The story then shifts back to the family eating at a table and this time follows the events of the older brother, Weiguo. He is often bullied because of his disability and has to change jobs. However, his parents dote on him, to the chagrin of the younger brother who has to look after him. At a bathhouse, someone sets off a firecracker in Weiguo's cigarette and he has a seizure. Weihong asks for Guozi to get revenge by beating up the bully. One day, when Weiguo shows up at school to bring Weiqiang an umbrella, he is accused of being a peeping tom after he stands outside the girls' bathroom. He is beaten by a group of boys and Weiqiang is also publicly ridiculed. Out of contempt, Weiqiang denounces Weiguo in front of everyone and stabs his leg with an umbrella. Weiqiang is continually ostracized by his classmates because of what happened except for one girl who helps him once out of pity. When the girl later turns her back on Weiqiang, he decides to get rid of Weiguo by putting rat poison in his drink at night. However, Weihong finds out and stops him. The next morning, the mother reveals that she knows about what happened last night by making a duck drink the rat poison in front of the family and making them watch it convulse and die. Weiqiang realizes his mistake, and tries to make it up to Weiguo by buying him a meal and baby duck. After previous attempts to make a match for Weiguo, the parents arrange for him to meet a girl with a physical disability. They set up a small food stall, which becomes successful.

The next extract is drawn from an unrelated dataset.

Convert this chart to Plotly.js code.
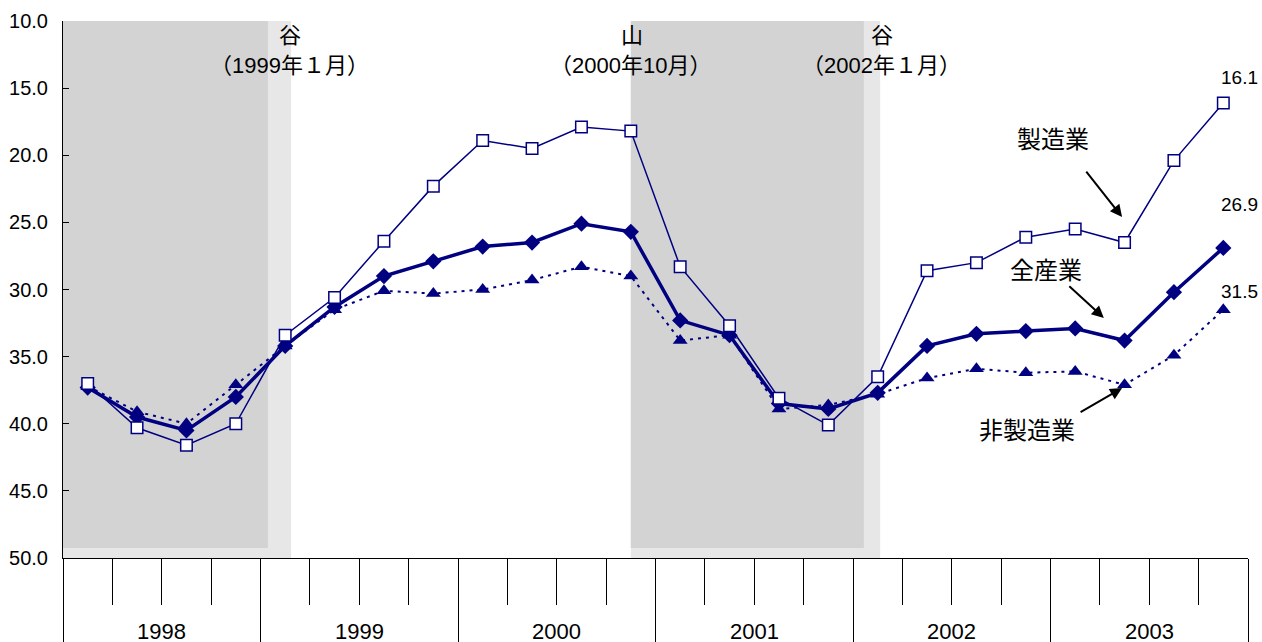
<!DOCTYPE html>
<html><head><meta charset="utf-8">
<script src="https://cdn.plot.ly/plotly-3.0.1.min.js"></script>
<style>html,body{margin:0;padding:0;background:#fff}#chart{width:1262px;height:642px}</style>
</head><body><div id="chart"></div>
<script>
// ---- data ----
const years = ['1998','1999','2000','2001','2002','2003'];
const quarters = ['1-3','4-6','7-9','10-12'];
const seriesNames = ['製造業','全産業','非製造業'];
const manufacturing = [37.0,40.3,41.6,40.0,33.4,30.6,26.4,22.3,18.9,19.5,17.9,18.2,28.3,32.7,38.1,40.1,36.5,28.6,28.0,26.1,25.5,26.5,20.4,16.1];
const allIndustries = [37.3,39.5,40.5,38.0,34.2,31.3,29.0,27.9,26.8,26.5,25.1,25.7,32.3,33.4,38.5,38.9,37.7,34.2,33.3,33.1,32.9,33.8,30.2,26.9];
const nonManufacturing = [37.2,39.1,40.0,37.1,34.2,31.5,30.1,30.3,30.0,29.3,28.3,29.0,33.8,33.4,38.9,38.6,37.8,36.6,35.9,36.2,36.1,37.1,34.9,31.5];
const turnLabels = ['谷','山','谷'];
const turnDates = ['（1999年１月）','（2000年10月）','（2002年１月）'];
const yTicks = [10,15,20,25,30,35,40,45,50];

// ---- layout helpers ----
const FONT = 'Liberation Sans, Arial, Noto Sans CJK JP, sans-serif';
const NAVY = '#000080';
const nQ = quarters.length;
const xs = [];
years.forEach((y,i)=>quarters.forEach((q,j)=>xs.push(i*nQ+j+0.5)));
const xMax = years.length*nQ;

const traces = [
  {x:xs, y:allIndustries, name:seriesNames[1], mode:'lines+markers', cliponaxis:false,
   line:{color:NAVY, width:3.5}, marker:{symbol:'diamond', size:12.5, color:NAVY}},
  {x:xs, y:nonManufacturing, name:seriesNames[2], mode:'lines+markers', cliponaxis:false,
   line:{color:NAVY, width:2, dash:'3px,5px'}, marker:{symbol:'triangle-up', size:13, color:NAVY}},
  {x:xs, y:manufacturing, name:seriesNames[0], mode:'lines+markers', cliponaxis:false,
   line:{color:NAVY, width:1.5}, marker:{symbol:'square', size:11.5, color:'#ffffff', line:{color:NAVY, width:1.5}}}
];

// recession shading (peak → trough), x in quarter units
const bands = [{s:0, e:4.15, f:4.62}, {s:11.5, e:16.22, f:16.55}];
const shapes = [];
bands.forEach(b=>{
  shapes.push({type:'rect', xref:'x', yref:'y', x0:b.s, x1:b.f, y0:10, y1:50, fillcolor:'#e7e7e7', line:{width:0}, layer:'below'});
  shapes.push({type:'rect', xref:'x', yref:'y', x0:b.s, x1:b.e, y0:10, y1:49.25, fillcolor:'#d3d3d3', line:{width:0}, layer:'below'});
});

const annotations = [];
// year labels
years.forEach((y,i)=>annotations.push({x:i*nQ+nQ/2, y:-0.136, xref:'x', yref:'paper', text:y, showarrow:false,
  yanchor:'middle', font:{family:FONT, size:22, color:'#000'}}));
// turning point labels
const turnX = [4.6, 11.52, 16.59];
turnX.forEach((x,i)=>{
  annotations.push({x:x, y:11.05, xref:'x', yref:'y', text:turnLabels[i], showarrow:false, yanchor:'middle',
    font:{family:FONT, size:22, color:'#000'}});
  annotations.push({x:x-0.02, y:13.3, xref:'x', yref:'y', text:turnDates[i], showarrow:false, yanchor:'middle',
    font:{family:FONT, size:22, color:'#000'}});
});
// last values
const last = xs.length-1;
[[manufacturing,25],[allIndustries,43],[nonManufacturing,18]].forEach(([s,ys])=>{
  annotations.push({x:xs[last], y:s[last], xref:'x', yref:'y', text:s[last].toFixed(1), showarrow:false,
    xshift:16, yshift:ys, font:{family:FONT, size:19, color:'#000'}});
});
// series labels with arrows
const seriesLabelPos = [[20.05,18.86],[19.91,28.55],[19.52,40.47]];
seriesLabelPos.forEach((p,i)=>annotations.push({x:p[0], y:p[1], xref:'x', yref:'y', text:seriesNames[i], showarrow:false,
  yanchor:'middle', font:{family:FONT, size:24, color:'#000'}}));
const arrows = [[21.45,24.6,-37,-47],[21.08,32.12,-36,-33],[21.45,37.34,-43,25]];
arrows.forEach(a=>annotations.push({x:a[0], y:a[1], xref:'x', yref:'y', text:'', showarrow:true, ax:a[2], ay:a[3],
  axref:'pixel', ayref:'pixel', arrowhead:2, arrowsize:1.2, arrowwidth:2, arrowcolor:'#000', standoff:0}));

const layout = {
  width:1262, height:642,
  margin:{l:63, r:14, t:21, b:84, pad:0},
  paper_bgcolor:'#fff', plot_bgcolor:'rgba(0,0,0,0)',
  showlegend:false,
  font:{family:FONT, color:'#000'},
  xaxis:{range:[0,xMax], showgrid:false, zeroline:false, showline:true, linecolor:'#000', linewidth:1,
    tickmode:'array', tickvals:years.map((y,i)=>i*nQ).concat([xMax]), ticks:'outside', ticklen:90, tickwidth:1, tickcolor:'#000',
    showticklabels:false,
    minor:{ticks:'outside', tickmode:'linear', tick0:0, dtick:1, ticklen:46, tickwidth:1, tickcolor:'#000', showgrid:false}},
  yaxis:{range:[50,10], showgrid:false, zeroline:false, showline:true, linecolor:'#000', linewidth:1,
    tickmode:'array', tickvals:yTicks, ticktext:yTicks.map(v=>v.toFixed(1)), ticks:'inside', ticklen:6, tickcolor:'#000',
    ticklabelstandoff:10, tickfont:{family:FONT, size:20, color:'#000'}},
  shapes:shapes,
  annotations:annotations
};
Plotly.newPlot('chart', traces, layout, {displayModeBar:false, staticPlot:true});
</script>
</body></html>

Finally, the story returns to the family eating at the table and Weiqiang becomes the focus. He is infatuated with the girl who helped him earlier on. After his father discovers his drawings of naked women in his textbook, he is almost kicked out. Weiqiang leaves on his own accord and goes missing for days. Guozi spots Weiqiang one day and, together with Weihong, they follow him to an elderly care home and find him working there. Weiqiang then gets on a train the next day and leaves the town. When Weihong is asked where his brother has gone, she imagines he has accomplished her dream of becoming an army officer.

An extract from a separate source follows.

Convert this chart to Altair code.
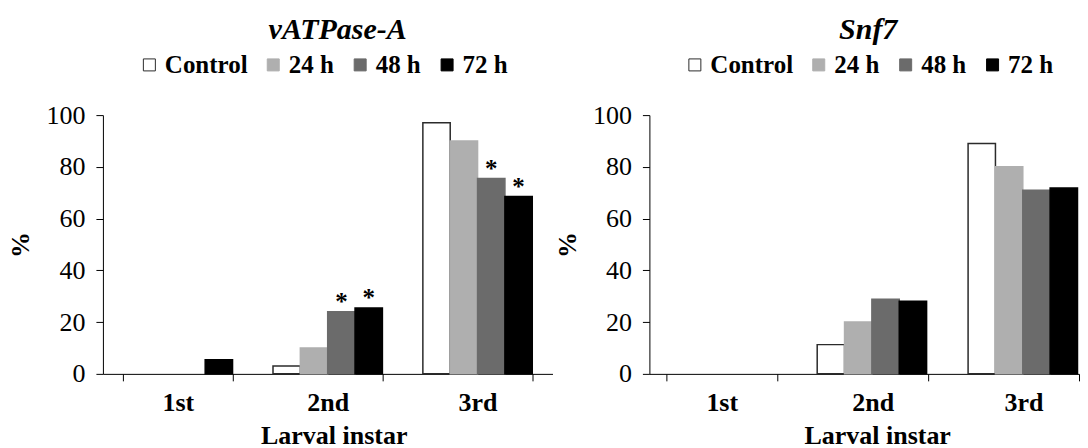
import altair as alt
import pandas as pd

F = "Liberation Serif"

categories = ["1st", "2nd", "3rd"]
series = ["Control", "24 h", "48 h", "72 h"]
fills = ["#ffffff", "#afafaf", "#6b6b6b", "#000000"]
strokes = ["#2b2b2b", "#afafaf", "#6b6b6b", "#000000"]

# vATPase-A (% per larval instar)
vatpase_control = [0, 3, 97]
vatpase_24h = [0, 10, 90]
vatpase_48h = [0, 24, 75.5]
vatpase_72h = [5.5, 25.5, 68.5]
vatpase_sig = [("2nd", "48 h"), ("2nd", "72 h"), ("3rd", "48 h"), ("3rd", "72 h")]

# Snf7 (% per larval instar)
snf7_control = [0, 11.3, 89]
snf7_24h = [0, 20, 80]
snf7_48h = [0, 28.8, 71]
snf7_72h = [0, 28.1, 71.8]
snf7_sig = []


def build_df(values_by_series, sig):
    rows = []
    for s, vals in zip(series, values_by_series):
        for c, v in zip(categories, vals):
            rows.append({"category": c, "series": s, "value": v,
                         "sig": "*" if (c, s) in sig else ""})
    return pd.DataFrame(rows)


df_v = build_df([vatpase_control, vatpase_24h, vatpase_48h, vatpase_72h], vatpase_sig)
df_s = build_df([snf7_control, snf7_24h, snf7_48h, snf7_72h], snf7_sig)


def panel(df, title, width, pad_inner, pad_outer, align, tick_extra,
          legend_x, title_dx, xtitle_x):
    leg = alt.Legend(title=None, orient="none", legendX=legend_x, legendY=-63,
                     direction="horizontal", symbolType="square", symbolSize=144,
                     symbolStrokeWidth=1, labelFont=F, labelFontSize=25,
                     labelFontWeight="bold", labelColor="black", labelOffset=3,
                     columnPadding=13)
    base = alt.Chart(df).encode(
        x=alt.X("category:N", sort=categories,
                scale=alt.Scale(domain=categories, paddingInner=pad_inner,
                                paddingOuter=pad_outer, align=align),
                axis=alt.Axis(title="Larval instar", labelAngle=0, tickBand="extent",
                              tickExtra=tick_extra,
                              tickSize=7, labelPadding=9, titlePadding=7,
                              titleX=xtitle_x, titleAlign="center",
                              labelFontSize=26, labelFontWeight="bold",
                              titleFontSize=26, titleFontWeight="bold")),
        xOffset=alt.XOffset("series:N", sort=series,
                            scale=alt.Scale(domain=series, paddingInner=0, paddingOuter=0)),
        y=alt.Y("value:Q", scale=alt.Scale(domain=[0, 100], nice=False),
                axis=alt.Axis(title="%", values=[0, 20, 40, 60, 80, 100],
                              tickSize=7, labelPadding=11, titlePadding=12,
                              labelFontSize=26, labelFontWeight="normal",
                              titleFontSize=26, titleFontWeight="bold")),
    )
    bars = base.mark_bar(strokeWidth=1.5).encode(
        fill=alt.Fill("series:N", sort=series,
                      scale=alt.Scale(domain=series, range=fills), legend=leg),
        stroke=alt.Stroke("series:N", sort=series,
                          scale=alt.Scale(domain=series, range=strokes), legend=leg),
    ).transform_filter("datum.value > 0")
    stars = base.mark_text(font=F, fontSize=25, fontWeight="bold",
                           baseline="alphabetic", dy=-2, color="black").encode(
        text="sig:N"
    ).transform_filter("datum.sig != ''")
    return alt.layer(bars, stars).properties(
        width=width, height=259,
        title=alt.TitleParams(text=title, font=F, fontSize=30, fontWeight="bold",
                              fontStyle="italic", anchor="middle", dx=title_dx,
                              baseline="alphabetic", offset=-17, color="black"),
    )


left = panel(df_v, "vATPase-A", 450, 0.27, 0.135, 0.5, True, 34, 10, 231)
right = panel(df_s, "Snf7", 430, 0.265, 0.056, 1.0, False, 33, 4, 228)

chart = alt.hconcat(left, right, spacing=2).resolve_scale(
    fill="independent", stroke="independent"
).resolve_legend(fill="independent", stroke="independent").properties(
    padding={"left": 0, "top": 7, "right": 0, "bottom": 0}
).configure_view(stroke=None).configure_axis(
    grid=False, domainColor="black", tickColor="black", labelColor="black",
    titleColor="black", labelFont=F, titleFont=F
)

chart.save("out.html", embed_options={"renderer": "svg", "actions": False})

A few years later, the parents are shown eating at the table. Weihong moves back in after she has separated from her husband. Weiguo and his wife are still continuing their business, which has attracted many customers. Weiqiang also returns one day with a wife and son. He has lost a finger but he does not explain this to his family. He does not work and instead relies on his wife as a stage singer to support him. Weihong spots the army officer she used to idolise in the streets but finds that he has become a regular person wearing simple clothing. In the ending scene, Weihong is shown to have remarried and all three siblings visit a peacock enclosure with their families, making remarks about why the peacock won't open its feathers. Only when they have left does the peacock opens its feathers.

==Cast==
- Zhang Jingchu as Gao Weihong, sister; a young woman who wishes to join the local paratrooper unit of the People's Liberation Army.
- Feng Li as Gao Weiguo, elder brother.
- Lu Yulai as Gao Weigiang, younger brother.

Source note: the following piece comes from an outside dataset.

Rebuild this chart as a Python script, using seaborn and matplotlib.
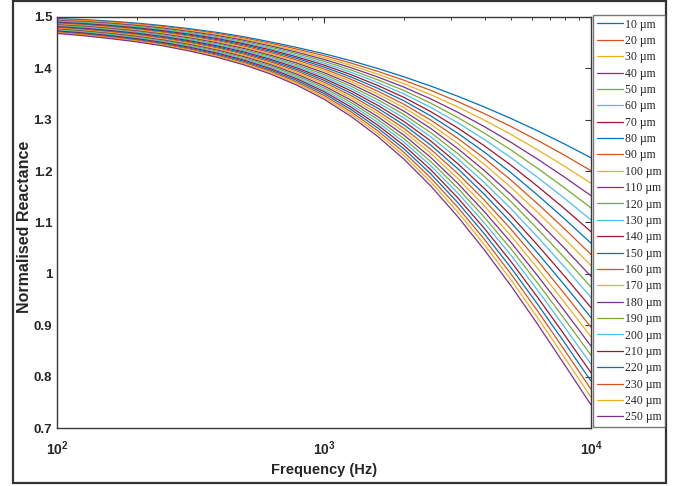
import matplotlib
matplotlib.use("Agg")
import matplotlib.pyplot as plt
from matplotlib.patches import Rectangle
from matplotlib.ticker import FixedLocator, FixedFormatter, LogLocator, NullFormatter
import numpy as np
import pandas as pd
import seaborn as sns

# Plate thickness of each curve (µm)
thickness_um = [10, 20, 30, 40, 50, 60, 70, 80, 90, 100, 110, 120, 130,
                140, 150, 160, 170, 180, 190, 200, 210, 220, 230, 240, 250]

# Sample frequencies (Hz), ten per decade
freq_hz = [100, 126, 158, 200, 251, 316, 398, 501, 631, 794,
           1000, 1259, 1585, 1995, 2512, 3162, 3981, 5012, 6310, 7943, 10000]

# Normalised reactance at each frequency, one value per thickness (10 ... 250 µm)
x_100 = [1.4970, 1.4958, 1.4946, 1.4934, 1.4922, 1.4910, 1.4898, 1.4885, 1.4873,
         1.4861, 1.4849, 1.4837, 1.4825, 1.4813, 1.4801, 1.4789, 1.4777, 1.4765,
         1.4752, 1.4740, 1.4728, 1.4716, 1.4704, 1.4692, 1.4680]
x_126 = [1.4950, 1.4937, 1.4924, 1.4911, 1.4898, 1.4884, 1.4871, 1.4858, 1.4845,
         1.4832, 1.4819, 1.4806, 1.4793, 1.4779, 1.4766, 1.4753, 1.4740, 1.4727,
         1.4714, 1.4701, 1.4688, 1.4674, 1.4661, 1.4648, 1.4635]
x_158 = [1.4920, 1.4906, 1.4892, 1.4878, 1.4863, 1.4849, 1.4835, 1.4821, 1.4807,
         1.4793, 1.4778, 1.4764, 1.4750, 1.4736, 1.4722, 1.4708, 1.4693, 1.4679,
         1.4665, 1.4651, 1.4637, 1.4623, 1.4608, 1.4594, 1.4580]
x_200 = [1.4880, 1.4865, 1.4850, 1.4834, 1.4819, 1.4804, 1.4789, 1.4774, 1.4758,
         1.4743, 1.4728, 1.4713, 1.4698, 1.4682, 1.4667, 1.4652, 1.4637, 1.4621,
         1.4606, 1.4591, 1.4576, 1.4561, 1.4545, 1.4530, 1.4515]
x_251 = [1.4830, 1.4814, 1.4797, 1.4781, 1.4764, 1.4748, 1.4731, 1.4715, 1.4698,
         1.4682, 1.4665, 1.4649, 1.4633, 1.4616, 1.4600, 1.4583, 1.4567, 1.4550,
         1.4534, 1.4517, 1.4501, 1.4484, 1.4468, 1.4451, 1.4435]
x_316 = [1.4770, 1.4752, 1.4734, 1.4716, 1.4698, 1.4679, 1.4661, 1.4643, 1.4625,
         1.4607, 1.4589, 1.4571, 1.4553, 1.4534, 1.4516, 1.4498, 1.4480, 1.4462,
         1.4444, 1.4426, 1.4408, 1.4389, 1.4371, 1.4353, 1.4335]
x_398 = [1.4700, 1.4680, 1.4660, 1.4639, 1.4619, 1.4599, 1.4579, 1.4559, 1.4538,
         1.4518, 1.4498, 1.4478, 1.4458, 1.4437, 1.4417, 1.4397, 1.4377, 1.4356,
         1.4336, 1.4316, 1.4296, 1.4276, 1.4255, 1.4235, 1.4215]
x_501 = [1.4615, 1.4592, 1.4570, 1.4547, 1.4524, 1.4501, 1.4479, 1.4456, 1.4433,
         1.4411, 1.4388, 1.4365, 1.4343, 1.4320, 1.4297, 1.4274, 1.4252, 1.4229,
         1.4206, 1.4184, 1.4161, 1.4138, 1.4115, 1.4093, 1.4070]
x_631 = [1.4515, 1.4489, 1.4463, 1.4437, 1.4411, 1.4385, 1.4359, 1.4333, 1.4307,
         1.4281, 1.4255, 1.4229, 1.4203, 1.4176, 1.4150, 1.4124, 1.4098, 1.4072,
         1.4046, 1.4020, 1.3994, 1.3968, 1.3942, 1.3916, 1.3890]
x_794 = [1.4405, 1.4374, 1.4344, 1.4313, 1.4283, 1.4252, 1.4221, 1.4191, 1.4160,
         1.4129, 1.4099, 1.4068, 1.4038, 1.4007, 1.3976, 1.3946, 1.3915, 1.3884,
         1.3854, 1.3823, 1.3793, 1.3762, 1.3731, 1.3701, 1.3670]
x_1000 = [1.4285, 1.4248, 1.4211, 1.4174, 1.4138, 1.4101, 1.4064, 1.4027, 1.3990,
          1.3953, 1.3916, 1.3879, 1.3843, 1.3806, 1.3769, 1.3732, 1.3695, 1.3658,
          1.3621, 1.3584, 1.3548, 1.3511, 1.3474, 1.3437, 1.3400]
x_1259 = [1.4150, 1.4105, 1.4060, 1.4015, 1.3970, 1.3925, 1.3880, 1.3835, 1.3790,
          1.3745, 1.3700, 1.3655, 1.3610, 1.3565, 1.3520, 1.3475, 1.3430, 1.3385,
          1.3340, 1.3295, 1.3250, 1.3205, 1.3160, 1.3115, 1.3070]
x_1585 = [1.4000, 1.3945, 1.3890, 1.3835, 1.3780, 1.3725, 1.3670, 1.3615, 1.3560,
          1.3505, 1.3450, 1.3395, 1.3340, 1.3285, 1.3230, 1.3175, 1.3120, 1.3065,
          1.3010, 1.2955, 1.2900, 1.2845, 1.2790, 1.2735, 1.2680]
x_1995 = [1.3835, 1.3768, 1.3701, 1.3634, 1.3568, 1.3501, 1.3434, 1.3367, 1.3300,
          1.3233, 1.3166, 1.3099, 1.3033, 1.2966, 1.2899, 1.2832, 1.2765, 1.2698,
          1.2631, 1.2564, 1.2498, 1.2431, 1.2364, 1.2297, 1.2230]
x_2512 = [1.3655, 1.3572, 1.3488, 1.3405, 1.3322, 1.3240, 1.3157, 1.3075, 1.2993,
          1.2911, 1.2830, 1.2748, 1.2667, 1.2586, 1.2506, 1.2425, 1.2345, 1.2265,
          1.2185, 1.2105, 1.2026, 1.1946, 1.1867, 1.1789, 1.1710]
x_3162 = [1.3460, 1.3356, 1.3252, 1.3149, 1.3046, 1.2944, 1.2843, 1.2742, 1.2642,
          1.2542, 1.2443, 1.2345, 1.2247, 1.2150, 1.2053, 1.1957, 1.1862, 1.1767,
          1.1673, 1.1579, 1.1486, 1.1394, 1.1302, 1.1211, 1.1120]
x_3981 = [1.3250, 1.3121, 1.2994, 1.2868, 1.2742, 1.2618, 1.2495, 1.2373, 1.2252,
          1.2133, 1.2014, 1.1897, 1.1780, 1.1665, 1.1551, 1.1438, 1.1326, 1.1215,
          1.1105, 1.0997, 1.0889, 1.0783, 1.0677, 1.0573, 1.0470]
x_5012 = [1.3025, 1.2869, 1.2715, 1.2562, 1.2412, 1.2263, 1.2116, 1.1970, 1.1827,
          1.1685, 1.1545, 1.1407, 1.1270, 1.1135, 1.1002, 1.0871, 1.0742, 1.0614,
          1.0488, 1.0364, 1.0242, 1.0121, 1.0002, 0.9885, 0.9770]
x_6310 = [1.2785, 1.2598, 1.2414, 1.2233, 1.2054, 1.1878, 1.1704, 1.1533, 1.1364,
          1.1198, 1.1035, 1.0874, 1.0716, 1.0560, 1.0407, 1.0257, 1.0109, 0.9964,
          0.9821, 0.9681, 0.9544, 0.9409, 0.9277, 0.9147, 0.9020]
x_7943 = [1.2530, 1.2312, 1.2097, 1.1886, 1.1678, 1.1474, 1.1273, 1.1075, 1.0881,
          1.0690, 1.0503, 1.0319, 1.0139, 0.9962, 0.9788, 0.9618, 0.9451, 0.9288,
          0.9128, 0.8971, 0.8818, 0.8669, 0.8522, 0.8379, 0.8240]
x_10000 = [1.2260, 1.2009, 1.1763, 1.1522, 1.1284, 1.1051, 1.0822, 1.0598, 1.0378,
           1.0162, 0.9951, 0.9744, 0.9541, 0.9343, 0.9149, 0.8960, 0.8774, 0.8594,
           0.8417, 0.8245, 0.8077, 0.7914, 0.7755, 0.7600, 0.7450]

y_ticks = [0.7, 0.8, 0.9, 1.0, 1.1, 1.2, 1.3, 1.4, 1.5]
y_tick_labels = ["0.7", "0.8", "0.9", "1", "1.1", "1.2", "1.3", "1.4", "1.5"]
x_ticks = [1e2, 1e3, 1e4]
x_tick_labels = [r"$\mathbf{10^{2}}$", r"$\mathbf{10^{3}}$", r"$\mathbf{10^{4}}$"]

columns = [x_100, x_126, x_158, x_200, x_251, x_316, x_398, x_501, x_631, x_794,
           x_1000, x_1259, x_1585, x_1995, x_2512, x_3162, x_3981, x_5012,
           x_6310, x_7943, x_10000]

labels = [f"{t} \u00b5m" for t in thickness_um]
records = []
for f, col in zip(freq_hz, columns):
    for lab, v in zip(labels, col):
        records.append({"freq": f, "thickness": lab, "value": v})
df = pd.DataFrame(records)

sns.set_style("white")
plt.rcParams["font.family"] = ["Liberation Sans", "DejaVu Sans"]
plt.rcParams["mathtext.fontset"] = "custom"
plt.rcParams["mathtext.bf"] = "Liberation Sans:bold"
plt.rcParams["mathtext.rm"] = "Liberation Sans"

# MATLAB default line colour order, cycled over the 25 curves
matlab_colors = ["#0072BD", "#D95319", "#EDB120", "#7E2F8E",
                 "#77AC30", "#4DBEEE", "#A2142F"]
palette = [matlab_colors[i % len(matlab_colors)] for i in range(len(thickness_um))]

fig = plt.figure(figsize=(6.75, 4.86), dpi=100)
ax = fig.add_axes([57 / 675, 1 - 428 / 486, (591 - 57) / 675, (428 - 17) / 486])

sns.lineplot(data=df, x="freq", y="value", hue="thickness", hue_order=labels,
             palette=palette, linewidth=0.9, ax=ax, legend=False)

ax.set_xscale("log")
ax.set_xlim(1e2, 1e4)
ax.set_ylim(0.7, 1.5)
axis_color = "#3a3a3a"
for s in ax.spines.values():
    s.set_visible(True)
    s.set_color(axis_color)
    s.set_linewidth(1.0)

ax.xaxis.set_major_locator(FixedLocator(x_ticks))
ax.xaxis.set_major_formatter(FixedFormatter(x_tick_labels))
ax.xaxis.set_minor_locator(LogLocator(base=10, subs=np.arange(2, 10)))
ax.xaxis.set_minor_formatter(NullFormatter())
ax.yaxis.set_major_locator(FixedLocator(y_ticks))
ax.yaxis.set_major_formatter(FixedFormatter(y_tick_labels))
ax.tick_params(which="both", direction="in", top=True, right=True,
               color=axis_color, labelcolor="#262626")
ax.tick_params(which="major", length=4, width=0.8, labelsize=9.5)
ax.tick_params(which="minor", length=2.5, width=0.7)
ax.tick_params(axis="x", labelsize=10, pad=8)
for lab in ax.get_yticklabels():
    lab.set_fontweight("bold")

ax.set_xlabel("Frequency (Hz)", fontsize=10.5, fontweight="bold", color="#262626")
ax.set_ylabel("Normalised Reactance", fontsize=11.5, fontweight="bold", color="#262626")
ax.xaxis.set_label_coords(0.5, -0.085)
ax.yaxis.set_label_coords(-0.046, 0.49)

handles = ax.get_lines()[:len(labels)]
leg = fig.legend(handles, labels, loc="upper left",
                 bbox_to_anchor=(593 / 675, 1 - 15 / 486),
                 prop={"family": "Liberation Serif", "size": 8.5},
                 labelspacing=0.37, handlelength=2.2, handletextpad=0.2,
                 borderpad=0.3, borderaxespad=0, frameon=True, fancybox=False)
leg.get_frame().set_edgecolor("#555555")
leg.get_frame().set_linewidth(1.0)

fig.patches.append(Rectangle((13 / 675, 1 - 483 / 486), (666 - 13) / 675, (483 - 1) / 486,
                             transform=fig.transFigure, fill=False,
                             edgecolor="#333333", linewidth=1.6))

fig.savefig("out.png", dpi=100)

- Huang Meiying as mother of the Gao family.
- Zhao Yiwei as father of the Gao family.
- Liu Lei as Guo Zi
- Wang Lan as Jin Zhi, the wife of Weiguo in an arranged marriage.
- Yu Xiaowei as Paratrooper, a soldier who lands one day in a field near the Gao family's home.
- Shi Junhui as Xiaowang, the driver for a local official who married Weihong.
- An Jing as Zhang Lina, a singer and wife of the youngest sibling, Weigiang
- Liu Guonan as Zhang Xi
- Wang Yingjie as Godfather, an accordion player who strikes up a friendship with Weihong.